_Prompt_. Pull out exactly the lines from the line containing "Clone this chart in Plotly." to the line containing "L_arrow_y = 2.75", both lines included, with pictures removed from the copy.

_Extracted information_.
--------------------------------

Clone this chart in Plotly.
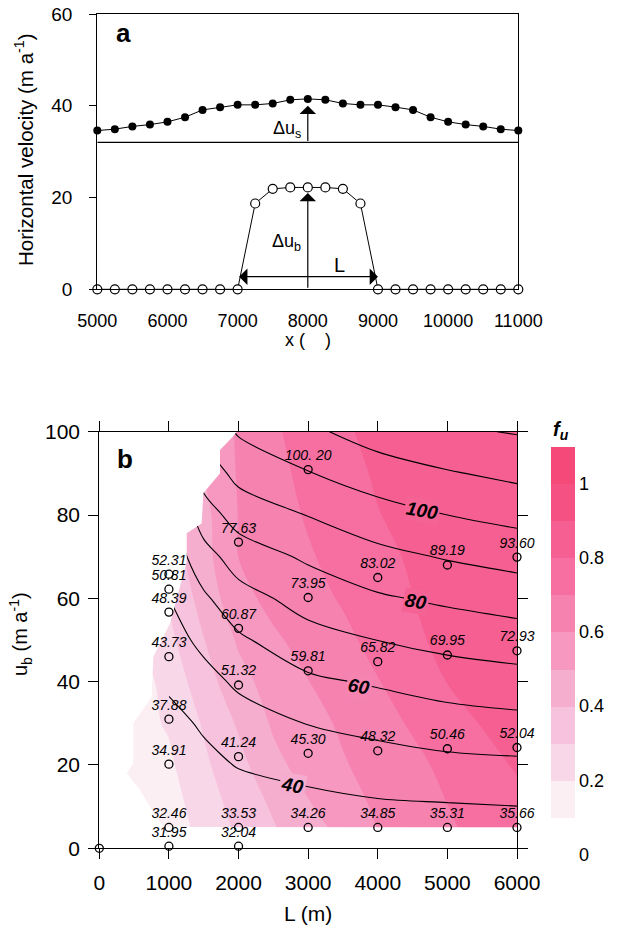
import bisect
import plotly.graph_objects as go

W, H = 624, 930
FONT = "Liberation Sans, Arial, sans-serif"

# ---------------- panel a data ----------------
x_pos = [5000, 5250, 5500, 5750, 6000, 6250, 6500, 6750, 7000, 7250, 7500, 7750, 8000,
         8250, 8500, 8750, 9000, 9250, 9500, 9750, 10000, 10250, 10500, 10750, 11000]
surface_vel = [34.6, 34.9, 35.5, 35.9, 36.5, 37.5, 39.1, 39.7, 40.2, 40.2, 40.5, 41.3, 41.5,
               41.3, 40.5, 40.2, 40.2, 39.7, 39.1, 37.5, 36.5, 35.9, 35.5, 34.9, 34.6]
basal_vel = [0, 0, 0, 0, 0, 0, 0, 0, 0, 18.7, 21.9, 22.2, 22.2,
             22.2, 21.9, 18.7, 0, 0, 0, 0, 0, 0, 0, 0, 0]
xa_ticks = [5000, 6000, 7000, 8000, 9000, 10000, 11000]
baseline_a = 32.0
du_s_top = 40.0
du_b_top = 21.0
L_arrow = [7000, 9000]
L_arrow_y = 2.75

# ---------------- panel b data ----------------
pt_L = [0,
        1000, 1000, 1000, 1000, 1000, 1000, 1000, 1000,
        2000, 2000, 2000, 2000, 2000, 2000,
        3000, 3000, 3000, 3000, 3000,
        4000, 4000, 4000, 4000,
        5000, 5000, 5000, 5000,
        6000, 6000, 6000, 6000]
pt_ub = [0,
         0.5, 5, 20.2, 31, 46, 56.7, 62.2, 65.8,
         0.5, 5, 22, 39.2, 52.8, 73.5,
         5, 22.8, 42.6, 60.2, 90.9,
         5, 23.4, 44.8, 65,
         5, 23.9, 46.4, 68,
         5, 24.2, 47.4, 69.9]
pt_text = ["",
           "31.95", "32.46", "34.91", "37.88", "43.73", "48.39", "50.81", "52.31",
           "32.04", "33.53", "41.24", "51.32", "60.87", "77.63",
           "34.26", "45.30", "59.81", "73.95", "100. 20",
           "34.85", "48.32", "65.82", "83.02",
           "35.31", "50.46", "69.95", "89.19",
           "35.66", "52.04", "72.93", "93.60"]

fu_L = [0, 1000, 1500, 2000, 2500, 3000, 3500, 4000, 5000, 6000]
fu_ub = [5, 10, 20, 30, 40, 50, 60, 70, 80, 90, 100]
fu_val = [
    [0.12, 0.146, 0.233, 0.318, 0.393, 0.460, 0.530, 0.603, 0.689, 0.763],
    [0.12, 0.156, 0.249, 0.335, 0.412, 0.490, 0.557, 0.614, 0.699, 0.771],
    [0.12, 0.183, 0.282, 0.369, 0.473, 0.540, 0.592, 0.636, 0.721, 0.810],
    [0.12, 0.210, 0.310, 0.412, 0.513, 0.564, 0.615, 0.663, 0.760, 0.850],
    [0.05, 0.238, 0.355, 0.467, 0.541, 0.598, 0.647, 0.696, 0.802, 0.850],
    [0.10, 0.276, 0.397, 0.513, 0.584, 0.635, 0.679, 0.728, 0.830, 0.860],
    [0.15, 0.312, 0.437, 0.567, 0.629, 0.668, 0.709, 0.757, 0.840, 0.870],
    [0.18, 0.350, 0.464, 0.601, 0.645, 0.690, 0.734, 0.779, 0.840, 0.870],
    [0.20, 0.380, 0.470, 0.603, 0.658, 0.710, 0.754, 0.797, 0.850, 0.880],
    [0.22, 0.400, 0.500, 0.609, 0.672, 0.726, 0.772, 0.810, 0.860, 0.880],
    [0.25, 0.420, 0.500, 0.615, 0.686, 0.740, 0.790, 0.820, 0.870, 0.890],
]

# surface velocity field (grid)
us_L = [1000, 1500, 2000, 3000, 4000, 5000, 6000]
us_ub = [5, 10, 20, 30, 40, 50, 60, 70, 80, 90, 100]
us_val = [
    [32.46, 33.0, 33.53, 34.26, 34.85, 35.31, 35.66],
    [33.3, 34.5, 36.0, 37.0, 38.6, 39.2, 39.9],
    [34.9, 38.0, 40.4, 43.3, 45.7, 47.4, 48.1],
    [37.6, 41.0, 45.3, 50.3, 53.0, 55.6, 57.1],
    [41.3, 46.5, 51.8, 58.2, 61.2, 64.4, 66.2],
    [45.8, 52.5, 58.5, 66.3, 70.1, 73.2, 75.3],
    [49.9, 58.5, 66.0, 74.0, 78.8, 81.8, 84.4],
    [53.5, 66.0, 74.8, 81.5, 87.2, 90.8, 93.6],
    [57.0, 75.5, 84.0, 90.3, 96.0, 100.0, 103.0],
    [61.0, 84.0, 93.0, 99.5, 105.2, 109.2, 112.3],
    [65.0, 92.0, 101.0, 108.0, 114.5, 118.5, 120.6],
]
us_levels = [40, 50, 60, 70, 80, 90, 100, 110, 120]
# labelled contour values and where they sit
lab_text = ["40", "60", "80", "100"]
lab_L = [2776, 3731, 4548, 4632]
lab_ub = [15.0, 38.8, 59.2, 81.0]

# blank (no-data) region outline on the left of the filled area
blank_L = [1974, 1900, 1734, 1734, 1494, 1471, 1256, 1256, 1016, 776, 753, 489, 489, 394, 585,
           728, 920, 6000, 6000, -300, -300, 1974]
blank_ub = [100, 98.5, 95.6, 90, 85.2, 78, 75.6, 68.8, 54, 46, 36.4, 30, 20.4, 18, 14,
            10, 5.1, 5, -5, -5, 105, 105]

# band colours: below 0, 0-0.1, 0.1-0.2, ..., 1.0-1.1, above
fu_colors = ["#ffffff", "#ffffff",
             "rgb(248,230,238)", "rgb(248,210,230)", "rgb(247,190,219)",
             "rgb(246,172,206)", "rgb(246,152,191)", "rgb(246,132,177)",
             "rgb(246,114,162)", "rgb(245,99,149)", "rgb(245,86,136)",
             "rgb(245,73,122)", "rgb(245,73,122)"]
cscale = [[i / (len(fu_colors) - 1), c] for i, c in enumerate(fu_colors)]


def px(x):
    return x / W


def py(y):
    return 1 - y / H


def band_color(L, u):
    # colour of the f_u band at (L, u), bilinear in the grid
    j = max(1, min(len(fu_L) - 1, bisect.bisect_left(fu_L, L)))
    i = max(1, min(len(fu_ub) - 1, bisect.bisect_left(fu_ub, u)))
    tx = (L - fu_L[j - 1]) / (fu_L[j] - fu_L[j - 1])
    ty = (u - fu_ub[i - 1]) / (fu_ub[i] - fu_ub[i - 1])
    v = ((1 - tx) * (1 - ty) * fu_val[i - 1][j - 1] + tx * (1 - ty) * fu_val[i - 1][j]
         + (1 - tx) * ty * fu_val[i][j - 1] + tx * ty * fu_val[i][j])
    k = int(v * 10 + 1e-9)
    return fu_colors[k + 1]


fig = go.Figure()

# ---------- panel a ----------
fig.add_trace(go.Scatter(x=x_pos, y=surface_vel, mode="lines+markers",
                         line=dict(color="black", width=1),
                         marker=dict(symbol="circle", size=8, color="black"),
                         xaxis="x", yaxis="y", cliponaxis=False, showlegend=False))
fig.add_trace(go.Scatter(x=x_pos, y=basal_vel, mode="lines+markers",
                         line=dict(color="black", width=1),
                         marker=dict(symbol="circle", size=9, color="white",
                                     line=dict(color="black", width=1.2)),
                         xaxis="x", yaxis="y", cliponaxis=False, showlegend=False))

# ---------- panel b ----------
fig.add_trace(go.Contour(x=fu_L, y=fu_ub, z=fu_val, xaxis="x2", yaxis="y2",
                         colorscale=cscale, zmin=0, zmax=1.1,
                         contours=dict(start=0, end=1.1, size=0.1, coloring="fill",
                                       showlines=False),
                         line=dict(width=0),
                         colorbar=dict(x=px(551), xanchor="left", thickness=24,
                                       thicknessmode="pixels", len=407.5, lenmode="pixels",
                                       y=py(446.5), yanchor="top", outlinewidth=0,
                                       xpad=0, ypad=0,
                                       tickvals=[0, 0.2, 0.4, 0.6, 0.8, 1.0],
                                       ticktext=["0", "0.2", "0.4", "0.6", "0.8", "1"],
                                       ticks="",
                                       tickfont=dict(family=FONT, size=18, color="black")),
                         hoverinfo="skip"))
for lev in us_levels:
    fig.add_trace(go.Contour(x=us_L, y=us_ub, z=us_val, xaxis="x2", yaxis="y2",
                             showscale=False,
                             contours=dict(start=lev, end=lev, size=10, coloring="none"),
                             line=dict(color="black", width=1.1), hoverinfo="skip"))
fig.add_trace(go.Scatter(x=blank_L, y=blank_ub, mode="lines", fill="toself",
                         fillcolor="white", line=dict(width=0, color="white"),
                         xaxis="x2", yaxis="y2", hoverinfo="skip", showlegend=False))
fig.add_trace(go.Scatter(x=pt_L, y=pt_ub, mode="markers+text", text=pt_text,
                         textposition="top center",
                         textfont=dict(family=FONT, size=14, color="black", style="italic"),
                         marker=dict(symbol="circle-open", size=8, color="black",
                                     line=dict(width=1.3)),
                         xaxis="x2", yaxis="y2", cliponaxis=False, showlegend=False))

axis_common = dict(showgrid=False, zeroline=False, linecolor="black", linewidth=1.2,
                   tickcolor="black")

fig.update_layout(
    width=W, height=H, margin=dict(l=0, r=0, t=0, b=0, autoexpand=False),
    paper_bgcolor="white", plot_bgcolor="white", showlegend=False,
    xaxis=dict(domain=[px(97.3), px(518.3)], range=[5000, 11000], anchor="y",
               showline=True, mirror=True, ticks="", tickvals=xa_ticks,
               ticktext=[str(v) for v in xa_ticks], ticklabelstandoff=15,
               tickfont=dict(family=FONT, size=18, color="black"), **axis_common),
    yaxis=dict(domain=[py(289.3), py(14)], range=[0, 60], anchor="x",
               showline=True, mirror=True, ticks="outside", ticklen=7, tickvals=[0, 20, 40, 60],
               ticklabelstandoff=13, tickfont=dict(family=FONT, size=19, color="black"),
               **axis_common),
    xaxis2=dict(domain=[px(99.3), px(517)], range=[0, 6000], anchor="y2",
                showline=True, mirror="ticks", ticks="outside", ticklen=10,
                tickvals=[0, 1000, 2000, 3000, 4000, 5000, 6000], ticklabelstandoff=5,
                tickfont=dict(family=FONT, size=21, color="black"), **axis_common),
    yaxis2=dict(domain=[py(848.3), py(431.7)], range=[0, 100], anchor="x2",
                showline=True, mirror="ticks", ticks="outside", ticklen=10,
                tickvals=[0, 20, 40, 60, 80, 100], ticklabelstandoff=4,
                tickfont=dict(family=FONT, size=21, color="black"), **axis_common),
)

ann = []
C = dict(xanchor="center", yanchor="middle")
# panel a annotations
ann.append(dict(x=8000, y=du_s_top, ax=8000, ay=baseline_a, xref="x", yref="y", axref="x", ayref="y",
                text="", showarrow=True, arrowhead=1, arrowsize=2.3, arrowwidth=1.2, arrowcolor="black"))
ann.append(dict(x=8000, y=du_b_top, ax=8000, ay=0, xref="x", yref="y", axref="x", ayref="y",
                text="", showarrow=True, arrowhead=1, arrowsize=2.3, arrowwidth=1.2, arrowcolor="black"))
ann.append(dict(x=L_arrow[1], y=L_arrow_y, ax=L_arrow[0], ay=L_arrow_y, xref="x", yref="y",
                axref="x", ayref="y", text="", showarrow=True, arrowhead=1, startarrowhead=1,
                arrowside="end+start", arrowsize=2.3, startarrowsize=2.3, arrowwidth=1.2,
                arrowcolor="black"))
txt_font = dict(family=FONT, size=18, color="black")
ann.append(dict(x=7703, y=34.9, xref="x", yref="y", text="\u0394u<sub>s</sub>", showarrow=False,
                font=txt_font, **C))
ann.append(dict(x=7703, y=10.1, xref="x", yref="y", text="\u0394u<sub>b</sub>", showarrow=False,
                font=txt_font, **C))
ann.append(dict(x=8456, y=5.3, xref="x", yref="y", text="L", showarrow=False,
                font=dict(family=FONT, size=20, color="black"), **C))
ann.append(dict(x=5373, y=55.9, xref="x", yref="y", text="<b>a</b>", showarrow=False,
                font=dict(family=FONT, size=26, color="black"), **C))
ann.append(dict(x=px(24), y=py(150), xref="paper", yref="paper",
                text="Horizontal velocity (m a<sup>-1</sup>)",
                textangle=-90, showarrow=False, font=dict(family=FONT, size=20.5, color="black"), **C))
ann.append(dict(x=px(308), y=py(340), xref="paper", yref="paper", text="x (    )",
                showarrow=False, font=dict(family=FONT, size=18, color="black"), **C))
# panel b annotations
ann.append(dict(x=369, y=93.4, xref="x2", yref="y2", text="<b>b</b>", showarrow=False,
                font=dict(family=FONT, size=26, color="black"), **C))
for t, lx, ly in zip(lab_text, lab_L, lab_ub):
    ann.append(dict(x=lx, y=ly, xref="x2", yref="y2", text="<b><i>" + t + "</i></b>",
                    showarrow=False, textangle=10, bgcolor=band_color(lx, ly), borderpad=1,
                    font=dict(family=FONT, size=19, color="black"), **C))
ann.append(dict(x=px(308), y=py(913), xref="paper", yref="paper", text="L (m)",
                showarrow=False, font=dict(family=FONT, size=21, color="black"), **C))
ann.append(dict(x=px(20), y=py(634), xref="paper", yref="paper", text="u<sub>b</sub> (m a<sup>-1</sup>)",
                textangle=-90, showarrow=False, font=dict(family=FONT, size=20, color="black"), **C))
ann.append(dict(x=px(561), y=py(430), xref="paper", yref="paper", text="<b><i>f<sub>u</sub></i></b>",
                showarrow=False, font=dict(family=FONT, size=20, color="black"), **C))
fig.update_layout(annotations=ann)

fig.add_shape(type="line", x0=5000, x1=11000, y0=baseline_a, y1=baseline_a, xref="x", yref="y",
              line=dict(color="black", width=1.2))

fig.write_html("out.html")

--------------------------------

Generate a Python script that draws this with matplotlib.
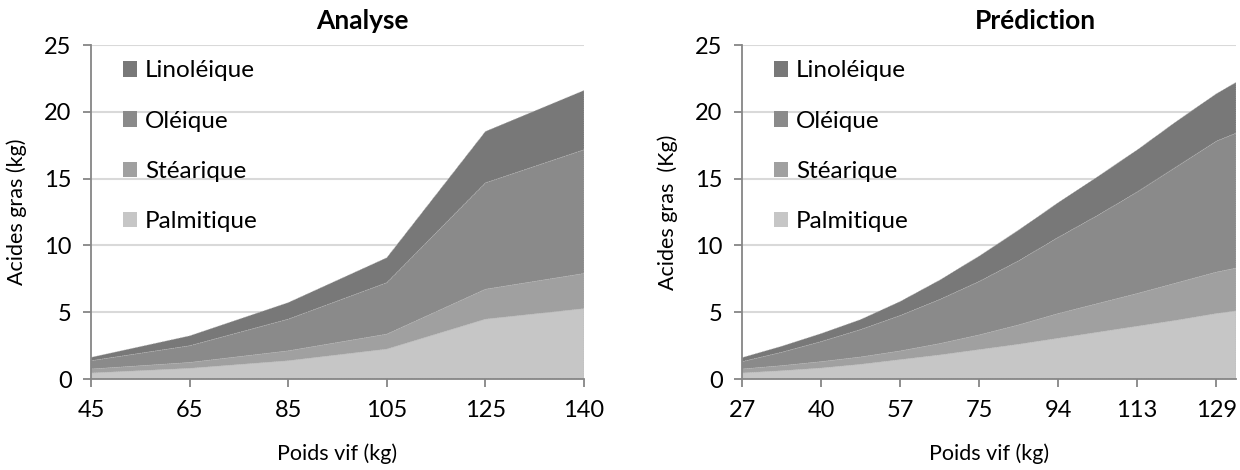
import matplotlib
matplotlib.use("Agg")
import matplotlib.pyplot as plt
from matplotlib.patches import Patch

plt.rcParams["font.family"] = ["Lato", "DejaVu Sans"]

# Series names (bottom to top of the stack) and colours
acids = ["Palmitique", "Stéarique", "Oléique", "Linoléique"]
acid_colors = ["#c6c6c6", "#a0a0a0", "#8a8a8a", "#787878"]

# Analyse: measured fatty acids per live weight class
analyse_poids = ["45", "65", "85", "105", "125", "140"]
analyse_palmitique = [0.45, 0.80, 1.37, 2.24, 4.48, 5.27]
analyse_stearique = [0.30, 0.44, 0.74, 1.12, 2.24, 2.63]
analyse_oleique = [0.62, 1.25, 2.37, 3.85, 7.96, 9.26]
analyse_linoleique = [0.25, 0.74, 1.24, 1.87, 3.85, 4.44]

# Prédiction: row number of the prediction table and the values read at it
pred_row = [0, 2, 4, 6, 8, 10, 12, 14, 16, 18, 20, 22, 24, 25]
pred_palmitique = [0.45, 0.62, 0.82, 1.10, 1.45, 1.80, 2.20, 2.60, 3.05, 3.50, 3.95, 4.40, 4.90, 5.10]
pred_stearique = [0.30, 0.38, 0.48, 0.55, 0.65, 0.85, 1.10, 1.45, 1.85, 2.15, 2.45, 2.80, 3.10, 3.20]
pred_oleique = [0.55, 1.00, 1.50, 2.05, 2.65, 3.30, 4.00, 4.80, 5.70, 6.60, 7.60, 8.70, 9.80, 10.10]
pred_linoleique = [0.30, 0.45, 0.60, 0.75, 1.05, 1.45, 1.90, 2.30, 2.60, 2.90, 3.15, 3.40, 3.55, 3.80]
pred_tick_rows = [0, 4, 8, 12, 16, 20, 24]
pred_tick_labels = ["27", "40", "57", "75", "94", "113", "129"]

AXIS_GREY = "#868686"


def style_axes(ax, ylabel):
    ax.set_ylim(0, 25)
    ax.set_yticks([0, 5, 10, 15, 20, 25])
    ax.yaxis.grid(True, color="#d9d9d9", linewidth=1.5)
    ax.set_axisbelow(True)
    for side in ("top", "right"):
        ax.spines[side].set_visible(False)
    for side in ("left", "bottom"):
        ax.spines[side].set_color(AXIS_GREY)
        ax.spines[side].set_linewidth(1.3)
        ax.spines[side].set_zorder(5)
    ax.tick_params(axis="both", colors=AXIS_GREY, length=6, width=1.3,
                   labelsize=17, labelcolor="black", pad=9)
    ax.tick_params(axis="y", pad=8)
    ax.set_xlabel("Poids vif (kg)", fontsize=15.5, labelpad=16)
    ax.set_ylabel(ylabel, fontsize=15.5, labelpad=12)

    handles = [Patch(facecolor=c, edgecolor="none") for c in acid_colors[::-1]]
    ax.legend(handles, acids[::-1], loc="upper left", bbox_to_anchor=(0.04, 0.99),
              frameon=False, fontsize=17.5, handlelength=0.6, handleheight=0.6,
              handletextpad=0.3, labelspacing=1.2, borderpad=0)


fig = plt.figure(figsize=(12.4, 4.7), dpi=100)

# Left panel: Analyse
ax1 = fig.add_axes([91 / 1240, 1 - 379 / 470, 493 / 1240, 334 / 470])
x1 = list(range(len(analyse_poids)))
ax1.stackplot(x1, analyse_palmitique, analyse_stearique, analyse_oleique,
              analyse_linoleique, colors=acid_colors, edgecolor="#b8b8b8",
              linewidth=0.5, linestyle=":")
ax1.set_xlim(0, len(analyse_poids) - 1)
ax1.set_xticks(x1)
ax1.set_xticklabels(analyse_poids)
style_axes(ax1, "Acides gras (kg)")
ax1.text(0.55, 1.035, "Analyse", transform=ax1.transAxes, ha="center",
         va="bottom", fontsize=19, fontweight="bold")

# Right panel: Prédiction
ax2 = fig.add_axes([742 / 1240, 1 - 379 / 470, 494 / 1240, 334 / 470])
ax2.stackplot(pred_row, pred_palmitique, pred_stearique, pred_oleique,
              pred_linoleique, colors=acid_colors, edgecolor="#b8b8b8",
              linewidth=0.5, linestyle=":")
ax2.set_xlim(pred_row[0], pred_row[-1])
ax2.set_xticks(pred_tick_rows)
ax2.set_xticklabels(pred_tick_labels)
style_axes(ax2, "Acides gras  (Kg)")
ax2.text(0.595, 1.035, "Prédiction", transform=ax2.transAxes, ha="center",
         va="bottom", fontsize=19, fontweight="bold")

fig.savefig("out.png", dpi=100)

--------------------------------

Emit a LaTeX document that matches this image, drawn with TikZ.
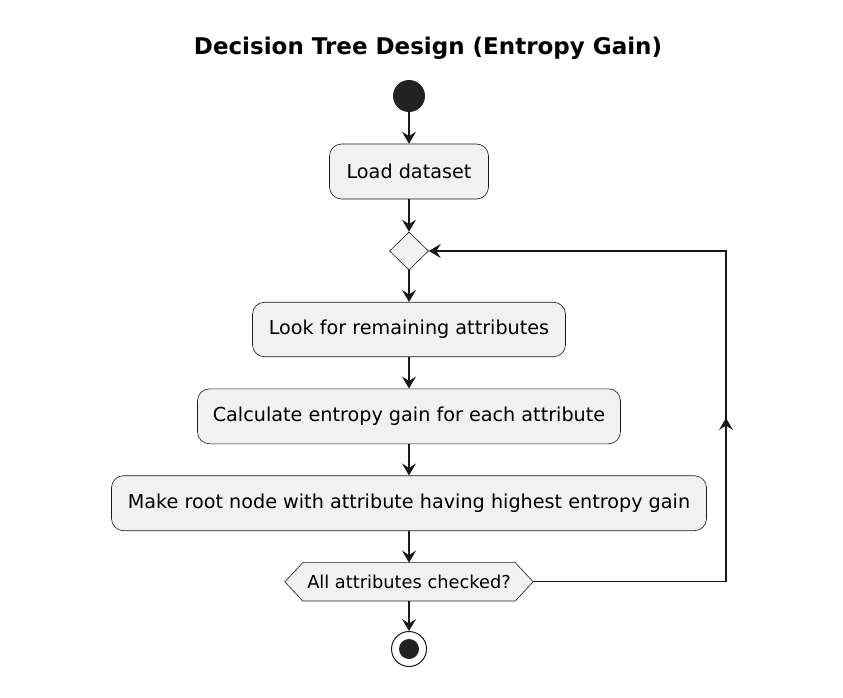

--------------------------------

_Output for this exercise_.
Clone this chart in Plotly.
import bisect
import plotly.graph_objects as go

W, H = 624, 930
FONT = "Liberation Sans, Arial, sans-serif"

# ---------------- panel a data ----------------
x_pos = [5000, 5250, 5500, 5750, 6000, 6250, 6500, 6750, 7000, 7250, 7500, 7750, 8000,
         8250, 8500, 8750, 9000, 9250, 9500, 9750, 10000, 10250, 10500, 10750, 11000]
surface_vel = [34.6, 34.9, 35.5, 35.9, 36.5, 37.5, 39.1, 39.7, 40.2, 40.2, 40.5, 41.3, 41.5,
               41.3, 40.5, 40.2, 40.2, 39.7, 39.1, 37.5, 36.5, 35.9, 35.5, 34.9, 34.6]
basal_vel = [0, 0, 0, 0, 0, 0, 0, 0, 0, 18.7, 21.9, 22.2, 22.2,
             22.2, 21.9, 18.7, 0, 0, 0, 0, 0, 0, 0, 0, 0]
xa_ticks = [5000, 6000, 7000, 8000, 9000, 10000, 11000]
baseline_a = 32.0
du_s_top = 40.0
du_b_top = 21.0
L_arrow = [7000, 9000]
L_arrow_y = 2.75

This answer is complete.